§ **DATASET EXCERPT**
···
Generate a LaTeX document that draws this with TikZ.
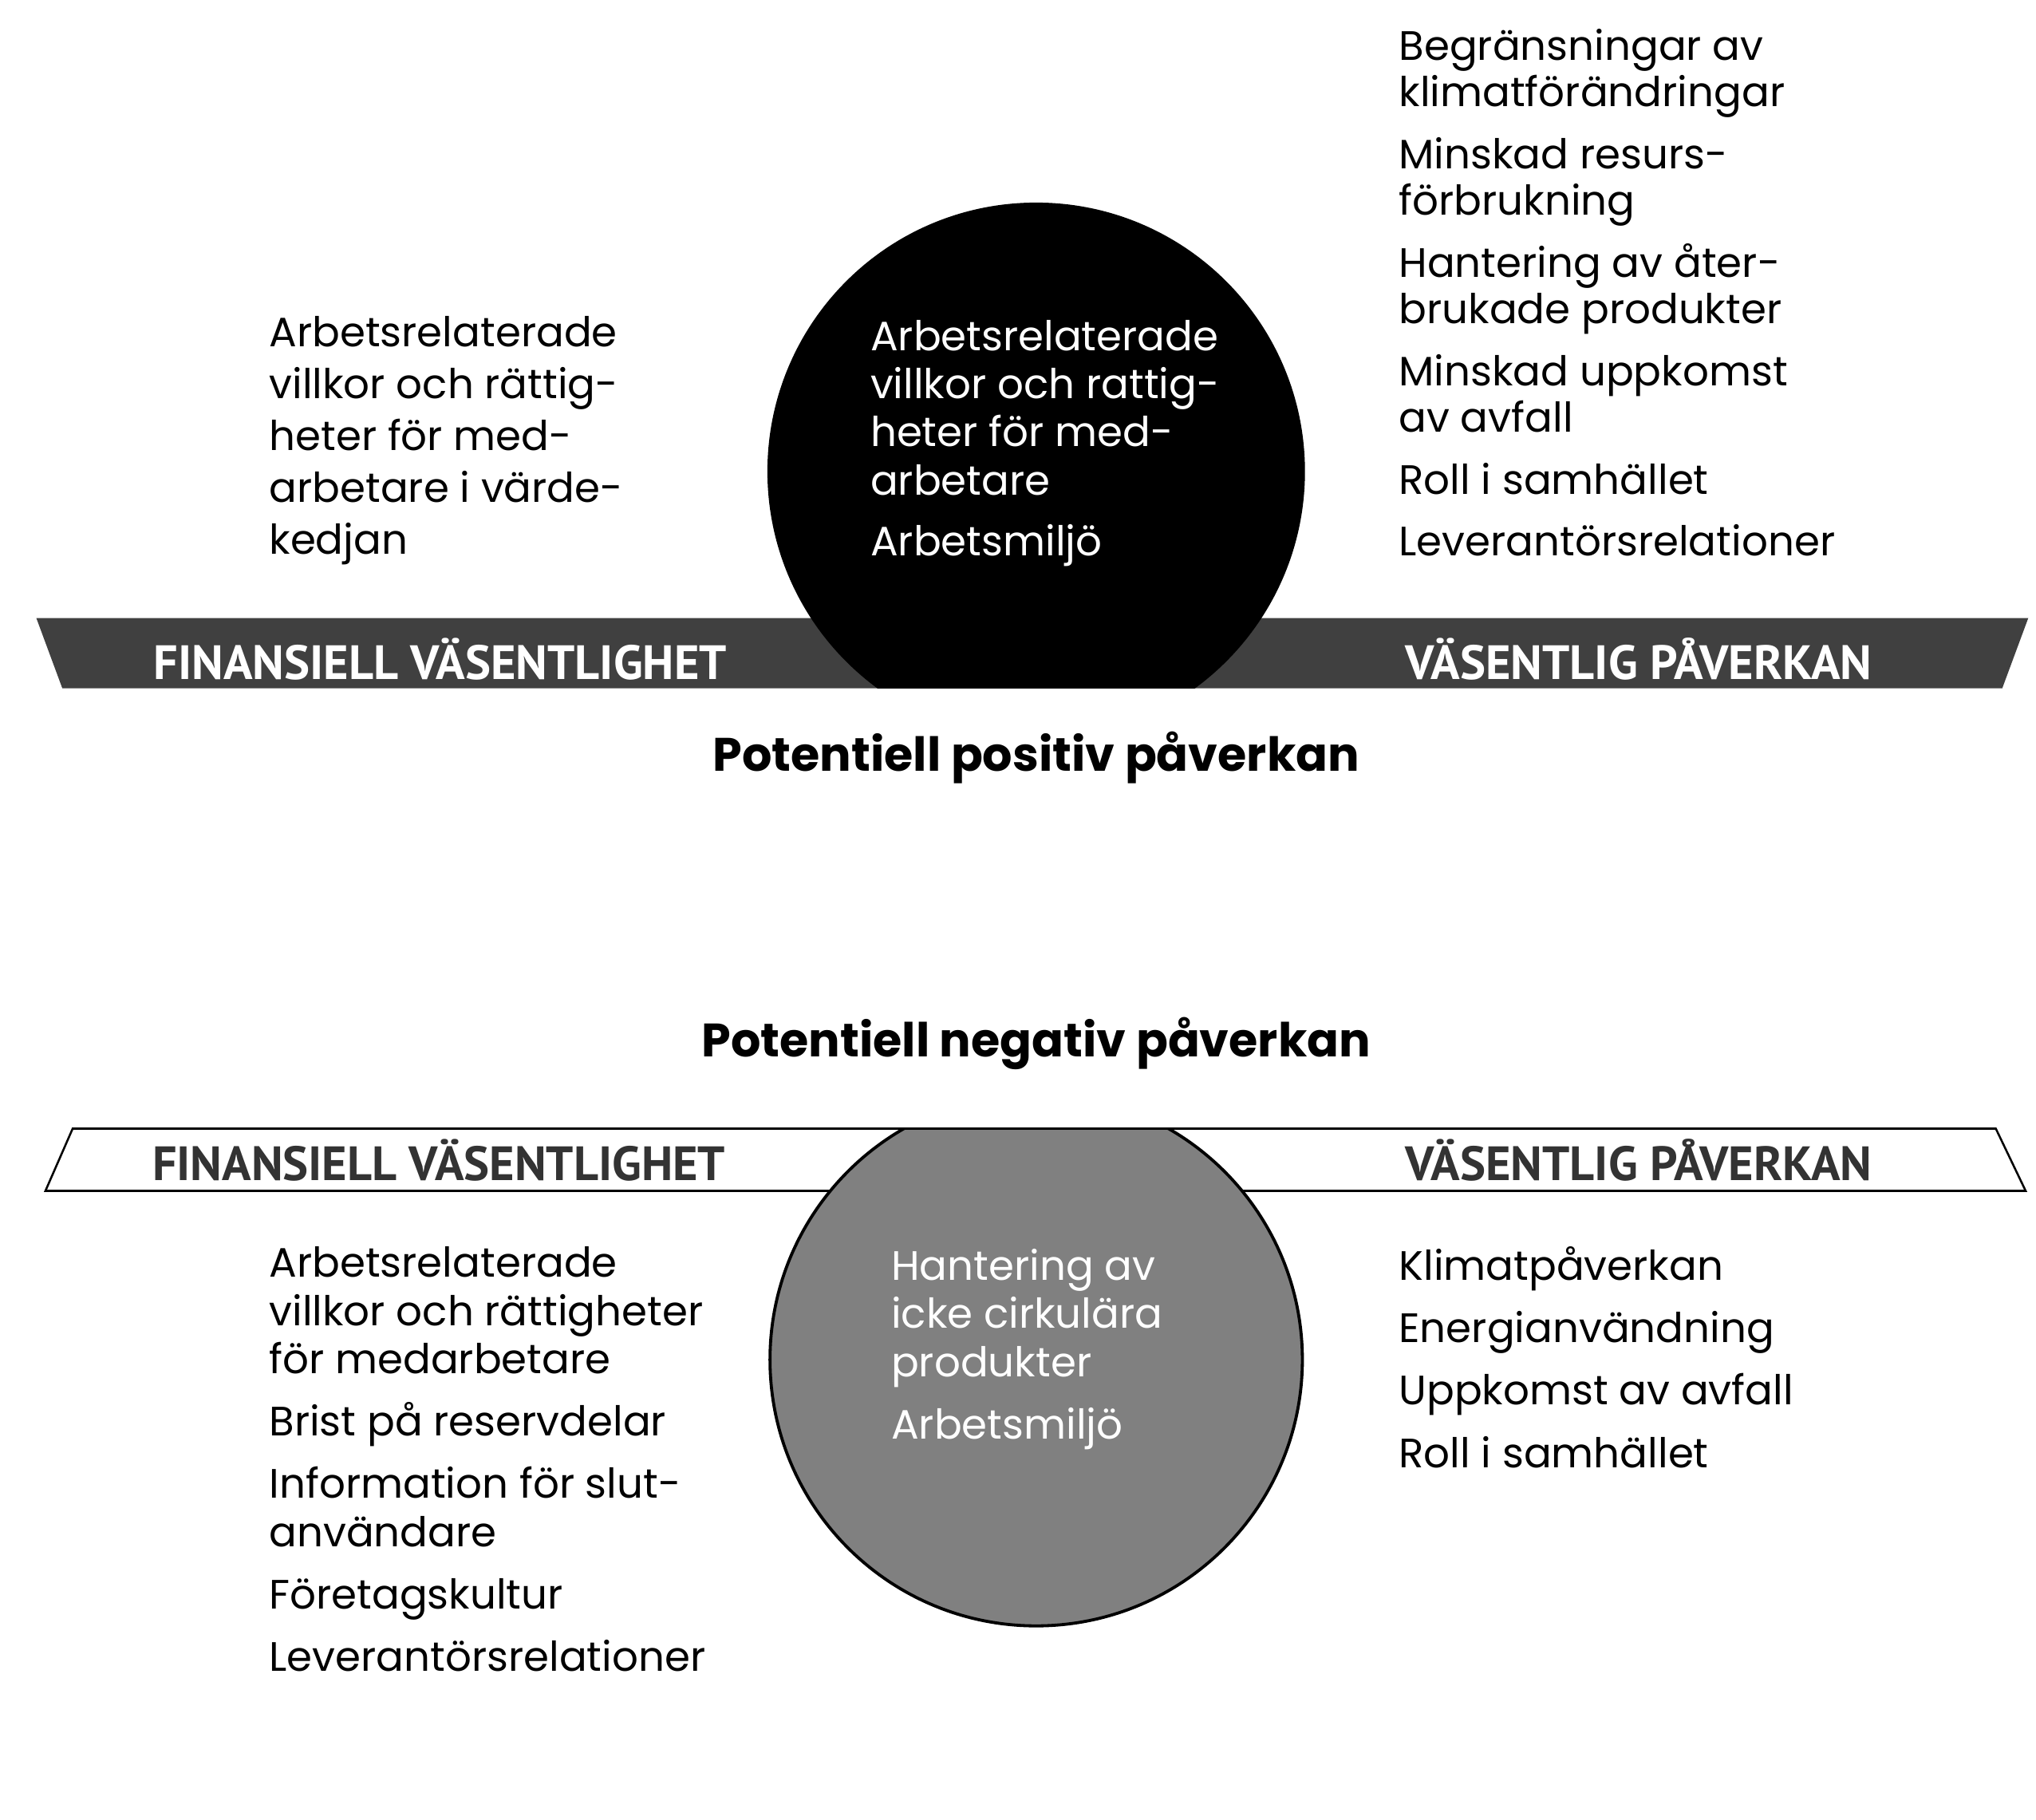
\documentclass[tikz,border=0pt]{standalone}
\usepackage{fontspec}
\setmainfont{Poppins}
\newfontfamily\bandfont{PT Sans}

\begin{document}
\begin{tikzpicture}[scale=1.8,
    item/.style={anchor=base west, align=left, inner sep=0pt, font=\fontsize{16.2}{19}\selectfont},
    head/.style={anchor=base, inner sep=0pt, font=\fontsize{18.5}{22}\selectfont\bfseries},
    bandlabel/.style={anchor=base, inner sep=0pt, font=\bandfont\bfseries\fontsize{19}{22}\selectfont}]
    \useasboundingbox (0,0) rectangle (15.68,-14.01);

    % Upper band and circle
    \fill[black!75] (0.28,-4.76) -- (15.62,-4.76) -- (15.42,-5.30) -- (0.48,-5.30) -- cycle;
    \begin{scope}
        \clip (0,0) rectangle (15.68,-5.30);
        \fill[black] (7.98,-3.63) circle (2.07);
    \end{scope}
    \node[bandlabel, white] (finTop) at (3.39,-5.23) {FINANSIELL VÄSENTLIGHET};
    \node[bandlabel, white] (pavTop) at (12.62,-5.23) {VÄSENTLIG PÅVERKAN};

    % Lower band and circle
    \filldraw[fill=white, draw=black, thick] (0.56,-8.69) -- (15.37,-8.69) -- (15.60,-9.17) -- (0.35,-9.17) -- cycle;
    \begin{scope}
        \clip (0,-8.69) rectangle (15.68,-14.01);
        \filldraw[fill=black!50, draw=black, very thick] (7.98,-10.47) circle (2.05);
    \end{scope}
    \draw[thick] (0.56,-8.69) -- (15.37,-8.69);
    \node[bandlabel, black!80] (finBot) at (3.38,-9.09) {FINANSIELL VÄSENTLIGHET};
    \node[bandlabel, black!80] (pavBot) at (12.62,-9.09) {VÄSENTLIG PÅVERKAN};

    % Headers
    \node[head] (posHead) at (7.98,-5.94) {Potentiell positiv påverkan};
    \node[head] (negHead) at (7.98,-8.14) {Potentiell negativ påverkan};

    % Positive side (anchored at the last line)
    \node[item, font=\fontsize{16.2}{20.5}\selectfont] (posFin) at (2.07,-4.27)
        {Arbetsrelaterade\\villkor och rättig-\\heter för med-\\arbetare i värde-\\kedjan};
    \node[item, white] (posBoth) at (6.70,-4.28)
        {Arbetsrelaterade\\villkor och rattig-\\heter för med-\\arbetare\\[5pt]Arbetsmiljö};
    \node[item, font=\fontsize{16.2}{18.4}\selectfont] (posImp) at (10.77,-4.28)
        {Begränsningar av\\klimatförändringar\\[6pt]Minskad resurs-\\förbrukning\\[6pt]Hantering av åter-\\brukade produkter\\[6pt]Minskad uppkomst\\av avfall\\[6pt]Roll i samhället\\[6pt]Leverantörsrelationer};

    % Negative side (anchored at the last line)
    \node[item] (negFin) at (2.07,-12.87)
        {Arbetsrelaterade\\villkor och rättigheter\\för medarbetare\\[5.6pt]Brist på reservdelar\\[5.6pt]Information för slut-\\användare\\[5.6pt]Företagskultur\\[5.6pt]Leverantörsrelationer};
    \node[item, white] (negBoth) at (6.86,-11.08)
        {Hantering av\\icke cirkulära\\produkter\\[5.6pt]Arbetsmiljö};
    \node[item] (negImp) at (10.77,-11.30)
        {Klimatpåverkan\\[5.6pt]Energianvändning\\[5.6pt]Uppkomst av avfall\\[5.6pt]Roll i samhället};
\end{tikzpicture}
\end{document}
···
§ **EXERCISE OBJECTIVE**
Reproduce the listing word for word and omit its pictures.

§ **RESPONSE TO THE EXERCISE**
Generate a LaTeX document that draws this with TikZ.
\documentclass[tikz,border=0pt]{standalone}
\usepackage{fontspec}
\setmainfont{Poppins}
\newfontfamily\bandfont{PT Sans}

\begin{document}
\begin{tikzpicture}[scale=1.8,
    item/.style={anchor=base west, align=left, inner sep=0pt, font=\fontsize{16.2}{19}\selectfont},
    head/.style={anchor=base, inner sep=0pt, font=\fontsize{18.5}{22}\selectfont\bfseries},
    bandlabel/.style={anchor=base, inner sep=0pt, font=\bandfont\bfseries\fontsize{19}{22}\selectfont}]
    \useasboundingbox (0,0) rectangle (15.68,-14.01);

    % Upper band and circle
    \fill[black!75] (0.28,-4.76) -- (15.62,-4.76) -- (15.42,-5.30) -- (0.48,-5.30) -- cycle;
    \begin{scope}
        \clip (0,0) rectangle (15.68,-5.30);
        \fill[black] (7.98,-3.63) circle (2.07);
    \end{scope}
    \node[bandlabel, white] (finTop) at (3.39,-5.23) {FINANSIELL VÄSENTLIGHET};
    \node[bandlabel, white] (pavTop) at (12.62,-5.23) {VÄSENTLIG PÅVERKAN};

    % Lower band and circle
    \filldraw[fill=white, draw=black, thick] (0.56,-8.69) -- (15.37,-8.69) -- (15.60,-9.17) -- (0.35,-9.17) -- cycle;
    \begin{scope}
        \clip (0,-8.69) rectangle (15.68,-14.01);
        \filldraw[fill=black!50, draw=black, very thick] (7.98,-10.47) circle (2.05);
    \end{scope}
    \draw[thick] (0.56,-8.69) -- (15.37,-8.69);
    \node[bandlabel, black!80] (finBot) at (3.38,-9.09) {FINANSIELL VÄSENTLIGHET};
    \node[bandlabel, black!80] (pavBot) at (12.62,-9.09) {VÄSENTLIG PÅVERKAN};

    % Headers
    \node[head] (posHead) at (7.98,-5.94) {Potentiell positiv påverkan};
    \node[head] (negHead) at (7.98,-8.14) {Potentiell negativ påverkan};

    % Positive side (anchored at the last line)
    \node[item, font=\fontsize{16.2}{20.5}\selectfont] (posFin) at (2.07,-4.27)
        {Arbetsrelaterade\\villkor och rättig-\\heter för med-\\arbetare i värde-\\kedjan};
    \node[item, white] (posBoth) at (6.70,-4.28)
        {Arbetsrelaterade\\villkor och rattig-\\heter för med-\\arbetare\\[5pt]Arbetsmiljö};
    \node[item, font=\fontsize{16.2}{18.4}\selectfont] (posImp) at (10.77,-4.28)
        {Begränsningar av\\klimatförändringar\\[6pt]Minskad resurs-\\förbrukning\\[6pt]Hantering av åter-\\brukade produkter\\[6pt]Minskad uppkomst\\av avfall\\[6pt]Roll i samhället\\[6pt]Leverantörsrelationer};

    % Negative side (anchored at the last line)
    \node[item] (negFin) at (2.07,-12.87)
        {Arbetsrelaterade\\villkor och rättigheter\\för medarbetare\\[5.6pt]Brist på reservdelar\\[5.6pt]Information för slut-\\användare\\[5.6pt]Företagskultur\\[5.6pt]Leverantörsrelationer};
    \node[item, white] (negBoth) at (6.86,-11.08)
        {Hantering av\\icke cirkulära\\produkter\\[5.6pt]Arbetsmiljö};
    \node[item] (negImp) at (10.77,-11.30)
        {Klimatpåverkan\\[5.6pt]Energianvändning\\[5.6pt]Uppkomst av avfall\\[5.6pt]Roll i samhället};
\end{tikzpicture}
\end{document}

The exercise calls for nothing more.